Weather Proverbs was written in 1883 by one H.H.C. Dunwoody, and what it lacks in possible scientific accuracy it more than makes up for in creativity and cuteness.

Dunwoody was commissioned by the U.S. Army Signal Service to write a guidebook to predicting weather for a longer period of time than the “frequently not longer than twenty-four hours” typically covered by the “ablest meteorologists” of 1883. Apparently Dunwoody didn’t have a very high opinion of ye olde weathermen, but he was super stoked on cats.

Here are some of Dunwoody’s government-approved theories on how cats predict the weather, from a list compiled by Time.

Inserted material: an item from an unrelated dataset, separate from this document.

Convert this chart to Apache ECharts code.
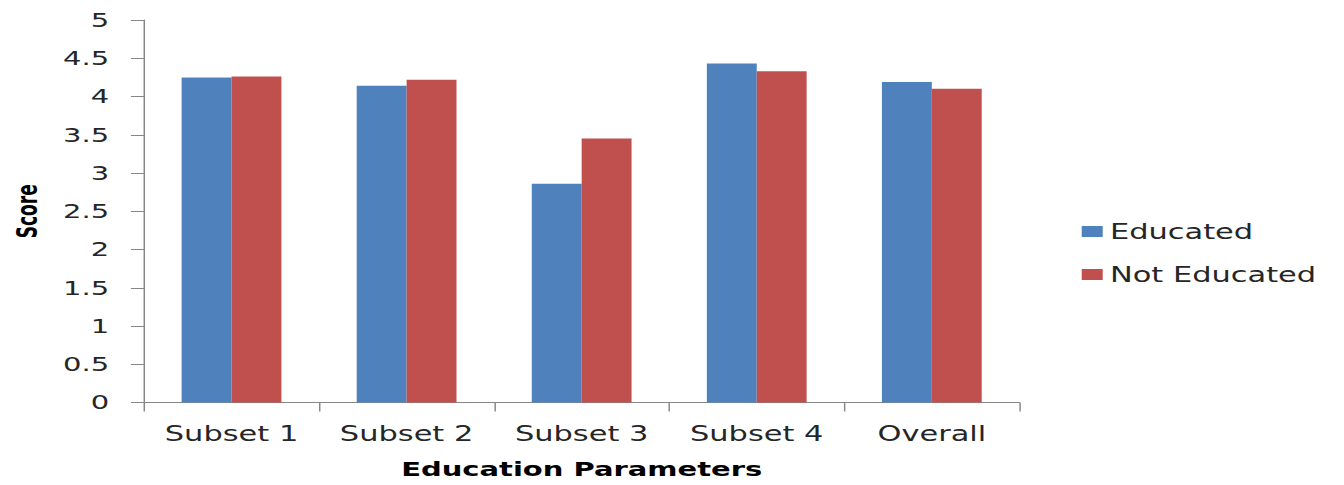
<!DOCTYPE html>
<html>
<head>
<meta charset="utf-8">
<script src="https://cdn.jsdelivr.net/npm/echarts@6/dist/echarts.min.js"></script>
<style>
  html, body { margin: 0; padding: 0; background: #fff; overflow: hidden; }
  /* The chart is laid out on a narrower canvas and widened horizontally. */
  #wrap { width: 1344px; height: 485px; overflow: hidden; }
  #chart { width: 927px; height: 485px; transform: scaleX(1.45); transform-origin: 0 0; }
</style>
</head>
<body>
<div id="wrap"><div id="chart"></div></div>
<script>
const categories = ['Subset 1', 'Subset 2', 'Subset 3', 'Subset 4', 'Overall'];
const educated = [4.25, 4.14, 2.86, 4.43, 4.19];
const notEducated = [4.26, 4.22, 3.45, 4.33, 4.10];
const seriesNames = ['Educated', 'Not Educated'];
const xTitle = 'Education Parameters';
const yTitle = 'Score';

const axisGray = '#868686';
const textColor = '#262626';
const font = 'DejaVu Sans';

const chart = echarts.init(document.getElementById('chart'), null, { renderer: 'svg' });

chart.setOption({
  animation: false,
  backgroundColor: '#fff',
  grid: { left: 99.3, right: 224, top: 20, bottom: 82.5, containLabel: false, outerBoundsMode: 'none' },
  legend: {
    orient: 'vertical',
    left: 741,
    top: 216,
    itemWidth: 14.5,
    itemHeight: 11,
    itemGap: 22,
    icon: 'rect',
    data: seriesNames,
    textStyle: { fontFamily: font, fontSize: 21, color: textColor }
  },
  xAxis: {
    type: 'category',
    data: categories,
    name: xTitle,
    nameLocation: 'middle',
    nameGap: 57,
    nameTextStyle: { fontFamily: font, fontSize: 20, fontWeight: 'bold', color: '#000' },
    axisLine: { lineStyle: { color: axisGray, width: 1 } },
    axisTick: { show: true, length: 9, lineStyle: { color: axisGray } },
    axisLabel: { fontFamily: font, fontSize: 21, color: textColor, margin: 21 }
  },
  yAxis: {
    type: 'value',
    min: 0,
    max: 5,
    interval: 0.5,
    name: yTitle,
    nameLocation: 'middle',
    nameRotate: 90,
    nameGap: 71,
    nameTextStyle: { fontFamily: 'DejaVu Sans Condensed', fontSize: 19, fontWeight: 'bold', color: '#000' },
    axisLine: { show: true, lineStyle: { color: axisGray, width: 1 } },
    axisTick: { show: true, length: 9, lineStyle: { color: axisGray } },
    splitLine: { show: false },
    axisLabel: { fontFamily: font, fontSize: 20, color: textColor, margin: 24 }
  },
  series: [
    {
      name: seriesNames[0],
      type: 'bar',
      data: educated,
      barGap: '0%',
      barCategoryGap: '43%',
      itemStyle: { color: '#4F81BD' }
    },
    {
      name: seriesNames[1],
      type: 'bar',
      data: notEducated,
      barGap: '0%',
      barCategoryGap: '43%',
      itemStyle: { color: '#C0504D' }
    }
  ]
});
</script>
</body>
</html>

  • When cats sneeze it is a sign of rain.
  • The cardinal point to which a cat turns and washes her face after rain shows the directing from which the wind will blow.
  • When cats are snoring foul weather follows.
  • It is a sign of rain if the cat washes her head behind her ear.
  • When cats lie on their head with mouth turned up [on their back] expect a storm.
  • When a cat washes her face with her back to the fire expect a thaw in winter.

weatherproverbs1

 

Some of HHC Dunwoody’s non-cat claims? Lamps burn less brightly before a rainstorm and thin onion skins foreshadow a mild winter.

Alth0ugh it’s likely that all basis for Dunwoody’s beliefs was purely anecdotal, I’m not too stoked on modern-day weathermen (or weather) either, so it seems harmless to implement his theories a little bit and suck whatever joy we can from this thick-onion winter.

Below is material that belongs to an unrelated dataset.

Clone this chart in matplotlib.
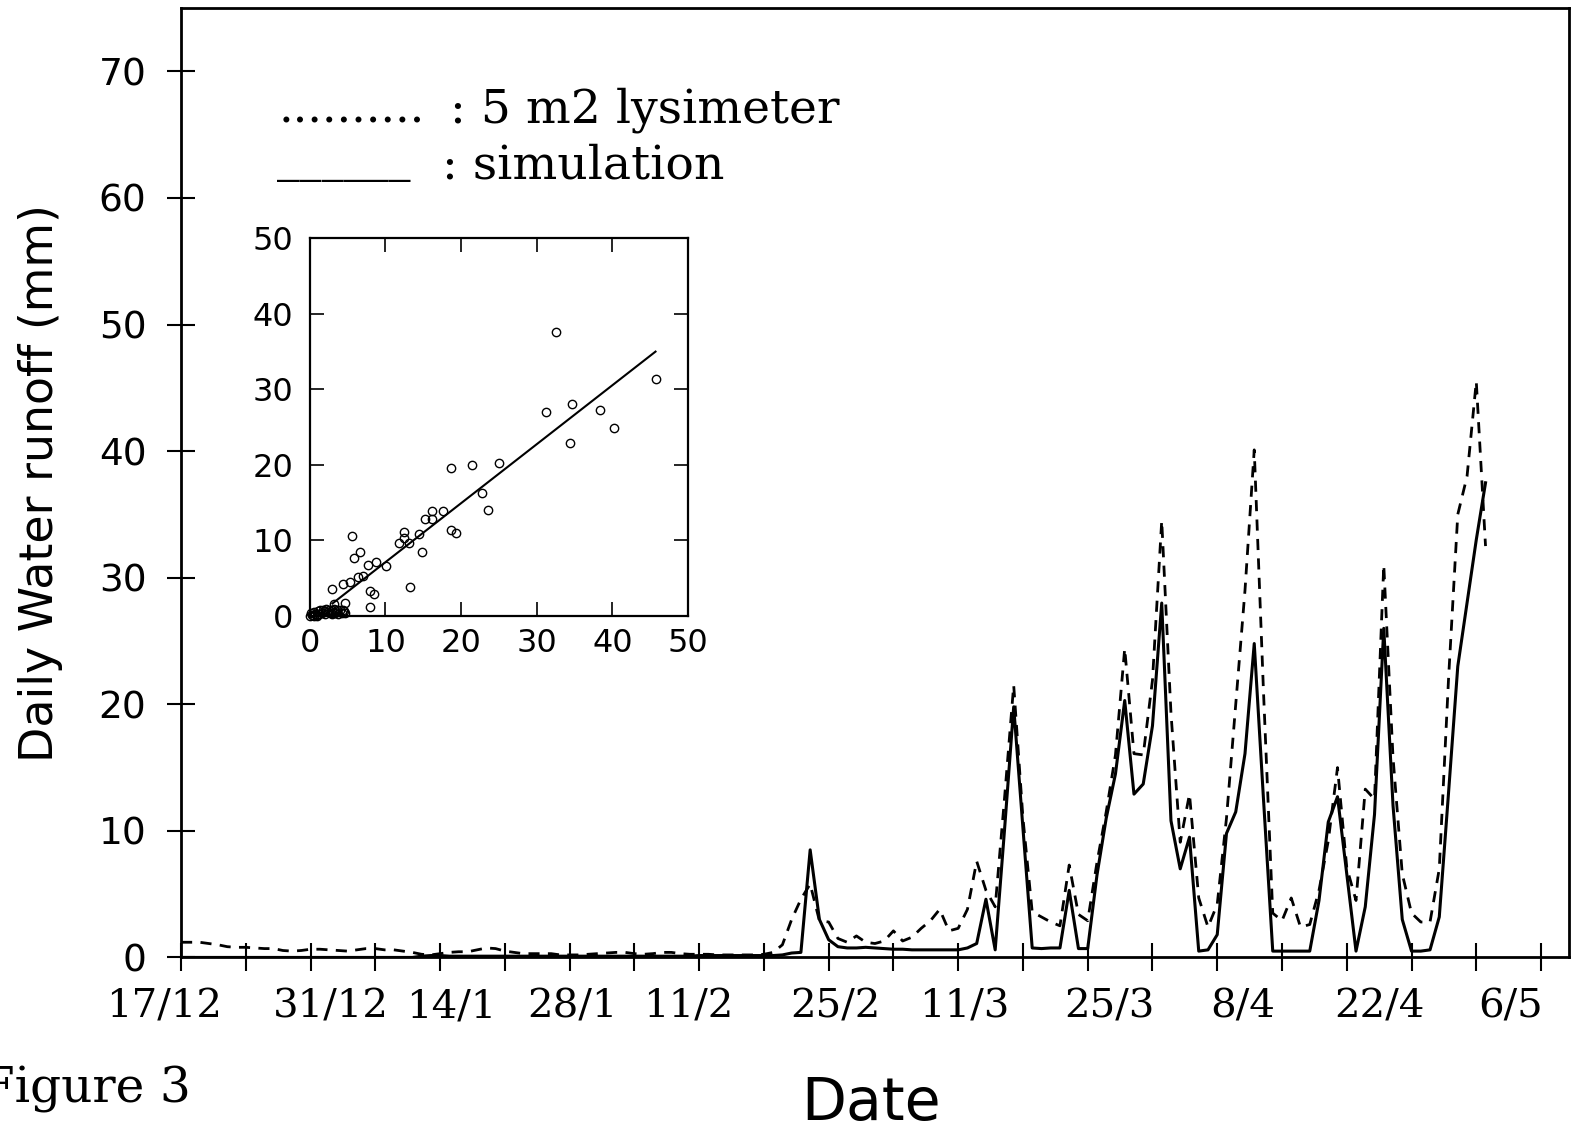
# Daily water runoff: lysimeter vs simulation, with scatter inset
import numpy as np
import matplotlib
matplotlib.use("Agg")
import matplotlib.pyplot as plt
from matplotlib.ticker import MultipleLocator, NullFormatter

# days counted from 17/12
days = np.arange(0, 142)

# 5 m2 lysimeter (dashed), mm/day, two weeks per row
lysimeter = [
    1.2, 1.2, 1.2, 1.1, 1.0, 0.85, 0.8, 0.8, 0.75, 0.7, 0.7, 0.55, 0.5, 0.55,
    0.65, 0.65, 0.6, 0.55, 0.5, 0.6, 0.7, 0.7, 0.6, 0.6, 0.5, 0.4, 0.25, 0.2,
    0.3, 0.4, 0.45, 0.45, 0.6, 0.75, 0.7, 0.5, 0.4, 0.3, 0.3, 0.3, 0.3, 0.2,
    0.2, 0.2, 0.25, 0.3, 0.35, 0.4, 0.4, 0.3, 0.25, 0.3, 0.4, 0.4, 0.3, 0.25,
    0.25, 0.25, 0.2, 0.2, 0.2, 0.2, 0.2, 0.25, 0.4, 1.0, 3.0, 4.6, 5.8, 2.9,
    2.8, 1.5, 1.2, 1.7, 1.2, 1.1, 1.3, 2.1, 1.3, 1.6, 2.3, 2.9, 3.8, 2.1,
    2.3, 3.8, 7.6, 5.3, 4.0, 12.5, 21.5, 11.0, 3.6, 3.2, 2.8, 2.5, 7.3, 3.4,
    2.9, 7.5, 11.5, 16.0, 24.4, 16.1, 16.0, 21.9, 34.5, 19.3, 9.1, 12.9, 4.7, 2.4,
    4.2, 11.0, 20.0, 29.0, 40.1, 21.0, 3.5, 2.9, 4.7, 2.4, 2.6, 5.3, 9.2, 15.0,
    7.1, 4.5, 13.3, 12.5, 31.0, 15.8, 6.6, 3.5, 2.8, 2.8, 7.0, 22.0, 35.0, 38.0,
    45.5, 32.5,
]

# simulation (solid)
simulation = [
    0.0, 0.0, 0.0, 0.0, 0.0, 0.0, 0.0, 0.0, 0.0, 0.0, 0.0, 0.0, 0.0, 0.0,
    0.0, 0.0, 0.0, 0.0, 0.0, 0.0, 0.0, 0.0, 0.0, 0.0, 0.0, 0.0, 0.1, 0.15,
    0.15, 0.1, 0.1, 0.1, 0.1, 0.1, 0.1, 0.1, 0.1, 0.1, 0.1, 0.1, 0.1, 0.1,
    0.1, 0.1, 0.1, 0.1, 0.1, 0.1, 0.1, 0.1, 0.1, 0.1, 0.1, 0.1, 0.1, 0.1,
    0.15, 0.15, 0.15, 0.15, 0.15, 0.15, 0.15, 0.15, 0.15, 0.2, 0.35, 0.4, 8.5, 3.0,
    1.4, 0.85, 0.75, 0.75, 0.8, 0.75, 0.7, 0.65, 0.65, 0.6, 0.6, 0.6, 0.6, 0.6,
    0.6, 0.75, 1.1, 4.6, 0.6, 10.0, 19.8, 10.2, 0.75, 0.7, 0.75, 0.75, 5.3, 0.7,
    0.7, 6.5, 11.0, 14.5, 20.3, 12.9, 13.7, 18.3, 28.0, 10.8, 7.0, 9.5, 0.5, 0.6,
    1.8, 9.8, 11.5, 16.1, 24.8, 12.5, 0.5, 0.5, 0.5, 0.5, 0.5, 4.5, 10.7, 12.7,
    6.6, 0.5, 4.0, 11.3, 26.0, 12.0, 3.0, 0.5, 0.5, 0.6, 3.2, 13.0, 23.0, 28.0,
    33.0, 37.5,
]

# weekly tick marks; the date labels sit where the original typed them
label_days = [-1.8, 16.2, 29.2, 42.3, 54.8, 70.7, 84.7, 100.4, 114.8, 129.5, 143.7]
tick_labels = ['17/12', '31/12', '14/1', '28/1', '11/2', '25/2',
               '11/3', '25/3', '8/4', '22/4', '6/5']

# inset: lysimeter (x) vs simulation (y)
scatter_lys = [32.5, 45.7, 31.2, 34.7, 38.4, 40.2, 34.4, 18.7, 21.5, 25.0,
               22.8, 23.5, 17.6, 16.1, 16.2, 15.2, 18.7, 19.3, 14.5, 12.4,
               12.4, 11.8, 13.1, 14.9, 13.3, 10.1, 8.8, 7.7, 5.6, 5.8,
               6.7, 6.4, 7.0, 5.3, 4.4, 3.0, 8.0, 8.5, 8.0, 3.2, 4.6,
               0.1, 0.3, 0.5, 0.7, 0.9, 1.1, 1.2, 1.4, 1.6, 1.8, 2.0, 2.2,
               2.4, 2.6, 2.8, 3.0, 3.2, 3.4, 3.6, 3.8, 4.0, 4.2, 4.4, 4.6,
               0.2, 0.6, 1.0, 2.0, 3.0, 4.5]
scatter_sim = [37.6, 31.3, 27.0, 28.1, 27.2, 24.9, 22.9, 19.6, 19.9, 20.2,
               16.2, 14.0, 13.9, 13.8, 12.8, 12.8, 11.3, 10.9, 10.8, 11.1,
               10.3, 9.6, 9.6, 8.4, 3.8, 6.6, 7.1, 6.7, 10.5, 7.6,
               8.4, 5.1, 5.3, 4.5, 4.2, 3.5, 3.3, 2.9, 1.1, 1.5, 1.7,
               0.0, 0.1, 0.0, 0.2, 0.1, 0.6, 0.2, 0.8, 0.4, 0.7, 0.2, 0.9,
               0.5, 0.8, 0.3, 0.7, 0.9, 0.4, 0.8, 0.2, 0.7, 0.4, 0.8, 0.3,
               0.3, 0.5, 0.0, 0.6, 0.2, 0.6]
fit_x = np.array([3.0, 45.7])
fit_slope = 0.782
fit_icpt = -0.75

serif = 'DejaVu Serif'
sans = 'DejaVu Sans'

fig = plt.figure(figsize=(15.77, 11.28), dpi=100)
ax = fig.add_axes([0.1148, 0.1512, 0.880, 0.8416])

ax.plot(days, lysimeter, color='black', lw=2.0, dashes=(4, 3))
ax.plot(days, simulation, color='black', lw=2.2)

ax.set_yticks(np.arange(0, 80, 10))
ax.xaxis.set_major_locator(MultipleLocator(7))
ax.xaxis.set_major_formatter(NullFormatter())
ax.set_xlim(0, 150)
ax.set_ylim(0, 75)
for lab in ax.get_yticklabels():
    lab.set_family(sans)
    lab.set_fontsize(27)
ax.tick_params(axis='both', direction='inout', length=20, width=1.5)
ax.tick_params(axis='y', pad=15)
for sp in ax.spines.values():
    sp.set_linewidth(2.0)

# date labels under the axis
xt = ax.get_xaxis_transform()
for d, lab in zip(label_days, tick_labels):
    ax.text(d, -0.0332, lab, transform=xt, ha='center', va='top',
            family=serif, fontsize=29, clip_on=False)

ax.set_ylabel('Daily Water runoff (mm)', family=sans, fontsize=33)
ax.yaxis.set_label_coords(-0.085, 0.5)
ax.set_xlabel('Date', family=sans, fontsize=42)
ax.xaxis.set_label_coords(0.497, -0.124)

# text legend as in the original
ax.text(0.0706, 0.880, '..........', transform=ax.transAxes, family=serif,
        fontsize=33, va='baseline')
ax.text(0.1938, 0.880, ': 5 m2 lysimeter', transform=ax.transAxes, family=serif,
        fontsize=34, va='baseline')
ax.text(0.069, 0.828, '______', transform=ax.transAxes, family=serif,
        fontsize=32, va='baseline')
ax.text(0.1884, 0.8207, ': simulation', transform=ax.transAxes, family=serif,
        fontsize=34, va='baseline')

fig.text(0.121, 0.0222, 'Figure 3', family=serif, fontsize=35,
         ha='right', va='baseline')

# inset scatter
ax2 = fig.add_axes([0.1964, 0.4543, 0.2399, 0.3344])
ax2.plot(scatter_lys, scatter_sim, 'o', mfc='none', mec='black', ms=6, mew=1.0,
         clip_on=False)
ax2.plot(fit_x, fit_slope * fit_x + fit_icpt, color='black', lw=1.5)
ax2.set_xlim(0, 50)
ax2.set_ylim(0, 50)
ax2.set_xticks(np.arange(0, 60, 10))
ax2.set_yticks(np.arange(0, 60, 10))
ax2.tick_params(direction='in', length=10, width=1.2, top=True, right=True,
                labelsize=23)
ax2.tick_params(axis='x', pad=9)
ax2.tick_params(axis='y', pad=12)
for sp in ax2.spines.values():
    sp.set_linewidth(1.6)

fig.savefig('out.png', dpi=100)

Following Weather Proverbs‘ second wind, I think it’s obvious that the TODAY show now needs to have a segment in which Al Roker tries to engage with and analyze a cat.

Since NPR also seems invested in Dunwoody’s theories, maybe This American Life could just be replaced with Ira Glass telling us what cats are up to, because few things seem more American to me than a cat-book commissioned by the Army.